By Ken Dilanian in Washington | China Daily | Updated: 2014-05-31 07:48

Edward Snowden says he repeatedly raised constitutional concerns about National Security Agency surveillance internally, but an NSA search turned up a single e-mail in which Snowden gently asks for "clarification" on a technical legal question about training materials, agency officials said.

Snowden, a former NSA systems administrator whose leaks have exposed some of the agency's most sensitive spying operations, called himself a patriot in an interview this week with NBC News' Brian Williams.

Asked by Williams whether he first raised his qualms with his bosses, he said, "I reported that there were real problems with the way the NSA was interpreting its legal authorities."

On Thursday, NSA released the e-mail they said Snowden appeared to be referring to, which the agency says is the only communication from Snowden it could find raising any concerns. It was dated April 8, 2013, three months after Snowden first reached out to journalists anonymously. Former NSA chief Gen. Keith Alexander said the agency could find no one to whom Snowden voiced concerns verbally either.

In the e-mail to NSA's general counsel's office, Snowden questions an NSA document showing the hierarchy of governing authorities, which appeared to put executive orders on par with federal statutes.

"I'm not entirely certain, but this does not seem correct, as it seems to imply executive orders have the same precedence as law," Snowden said in the e-mail. "Could you please clarify?"

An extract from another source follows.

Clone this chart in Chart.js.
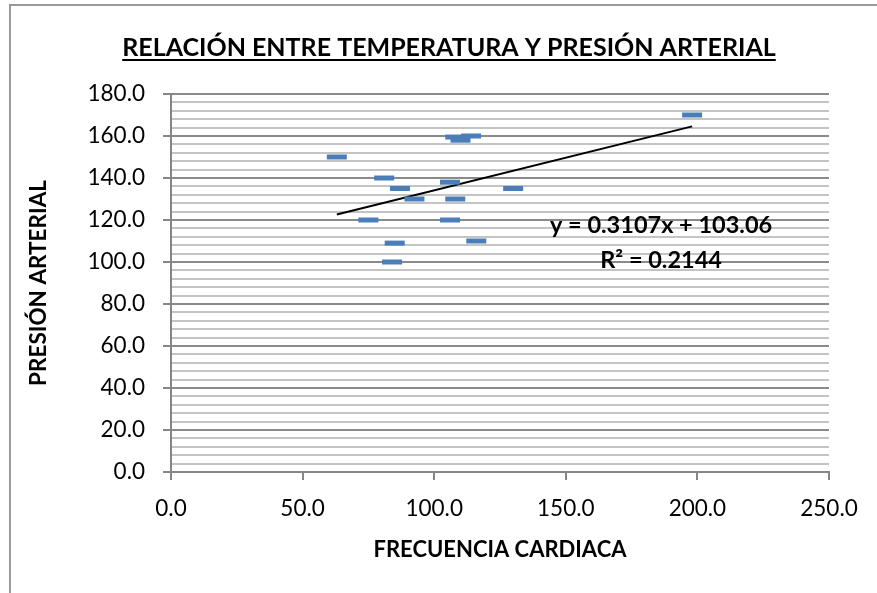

An unidentified NSA lawyer began his reply, "Hello, Ed," and told Snowden he was correct: Executive orders cannot override federal law.

In an e-mail to The Washington Post, Snowden called the official release of the e-mail "incomplete", the newspaper reported late on Thursday.

Snowden said it did not include his correspondence with NSA compliance officials and concerns he had raised about "indefensible collection activities."

"If the White House is interested in the whole truth, rather than the NSA's clearly tailored and incomplete leak today for a political advantage, it will require the NSA to ask my former colleagues, management and the senior leadership team about whether I, at any time, raised concerns about the NSA's improper and at times unconstitutional surveillance activities," Snowden wrote to the Post. "It will not take long to receive an answer."